LES « VIGILANTES » D’IRIS ALBA
TEXTE ET PHOTOGRAPHIE IRIS ALBA
De cire, de chiffon, de porcelaine.
Étranges créatures sont les vigilantes.
Qui se cachent et attendent, guettent et veillent. Étranges, patientes, bienveillantes.
Dans les fonds d’armoires, les greniers ancêtres, les niches de brocanteurs.
La poussière les maquille, le temps les habille de ses étoffes.
Dans leurs mines impassibles se lit l’affection des enfants qui les ont serrées, des lustres et des lustres durant.
Étranges, ces reliquats de passions archéologiques, ces traces de paroles balbutiées, de tendresses étouffées dans des poitrines disparues bien avant elles.
Étranges, effrayantes, car c’est notre disparition qui se reflète sur leurs peaux de porcelaine, notre fragilité qui se lit dans les petites billes peintes de leurs yeux.
Les vigilantes gardent comme un secret un souvenir que plus personne ne possède : Jean-Luc, Anne-Laure, Marie sont leurs noms, ces petites mémoires de ma propre généalogie.
Ces vestiges miniatures, si bouleversants, j’en ai voulu saisir les regards sans profondeur, les reflets fugaces, à la seule lueur des bougies, avant la nuit obscure.
Avant que la lumière s’éteigne et que les vigilantes retournent à leur garde, à leur veille.
Avant que « la résistance ressuscite ».
« Nos filles nous trahiront éternellement pour un souvenir de porcelaine, de celluloïd et de chiffon » (Salah Stétié)
Les filles ont trahi… Il y a dans les portraits féminins quelque chose qui échappe. Quelque chose qui est de l’ordre de l’évitement du regard, de la fuite. De l’impudeur folle et de la pudeur obstinée. C’est le regard-caméra de la Monika de Bergman. C’est pour cela qu’il est aussi naïf que vain de penser que l’on saisit quelque chose de la personne qui est devant nous lorsque l’on saisit son regard.
La plus belle série de portraits féminins que je connaisse est celle de Marc Garanger, « Femmes algériennes ». Justement parce qu’elle ne vise pas à une quelconque psychologie, à une quelconque compréhension, à une quelconque profondeur.

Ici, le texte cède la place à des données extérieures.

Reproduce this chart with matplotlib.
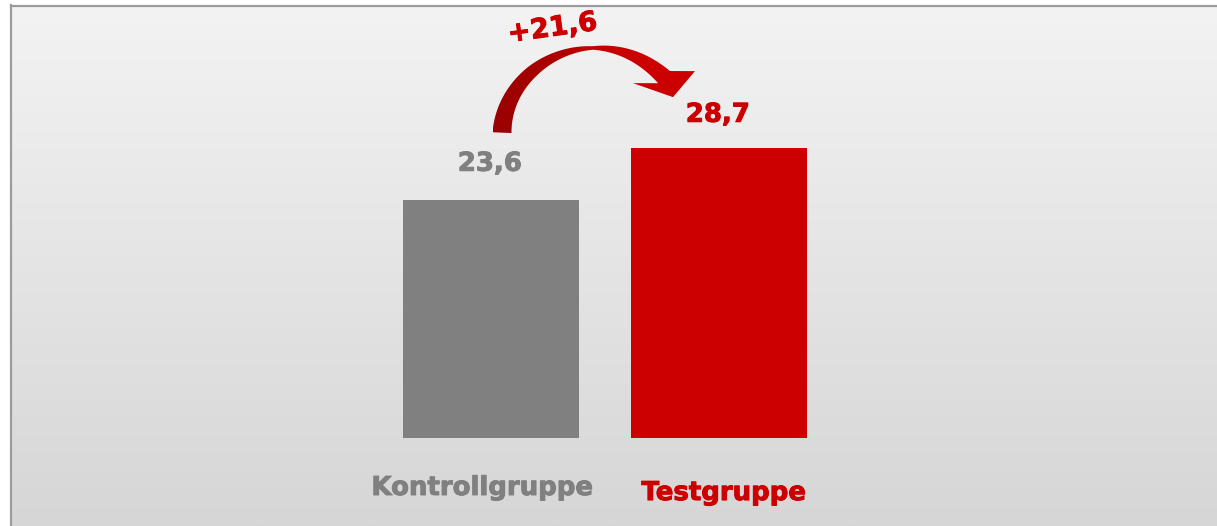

Juste à la vertigineuse impermanence de ces regards, de ces parures, de ces visages maquillés pour la fête et la tristesse. Ces photos sont le contraire de l’indécence des portraits de Lee Jeffries. Elles ont la juste distance, celle de la caresse et de la griffure. Elles sont la dignité même et la résistance. On n’aime pas l’autre en voulant le garder avec soi, en voulant voler son âme. On l’aime en acceptant de ne jamais vouloir le connaître. On n’aime vraiment que lorsque l’autre a les yeux fermés.
Un portrait devrait toujours avoir en fond ces mots sublimes de Pascal Quignard :
« Je me dis encore : “ Je ne sais pas ce qu’elle ressentait. Je ne sais pas quelle était sa véritable nature. Je sais que je ne l’ai pas possédée car on ne possède rien en possédant une femme. On ne pénètre rien en pénétrant une femme. Je ne sais que je ne l’ai pas comprise quand je la serrais dans mes bras. Mais je l’aimais. ” »
Bloc de silence, bloc d’incertitude, peur et joie mêlées. Poupée de cire et de chair, de feu et de porcelaine.
Je retrouve donc dans mes portraits de femmes, jeunes souvent, belles souvent, la même insolence mélancolique du regard que dans les billes noires des poupées d’enfance. De cette même étreinte amoureuse qui ne peut jamais s’achever, ne peut jamais se satisfaire vraiment. L’âme échappe, comme l’amour vient et se perd, comme la fleur se tend dans l’air et se fâne. Je retrouve aussi ce qui persiste mystérieusement dans le temps, resurgit, gicle de la poussière et étreint une nouvelle fois le cœur. Ce quelque chose qui résiste.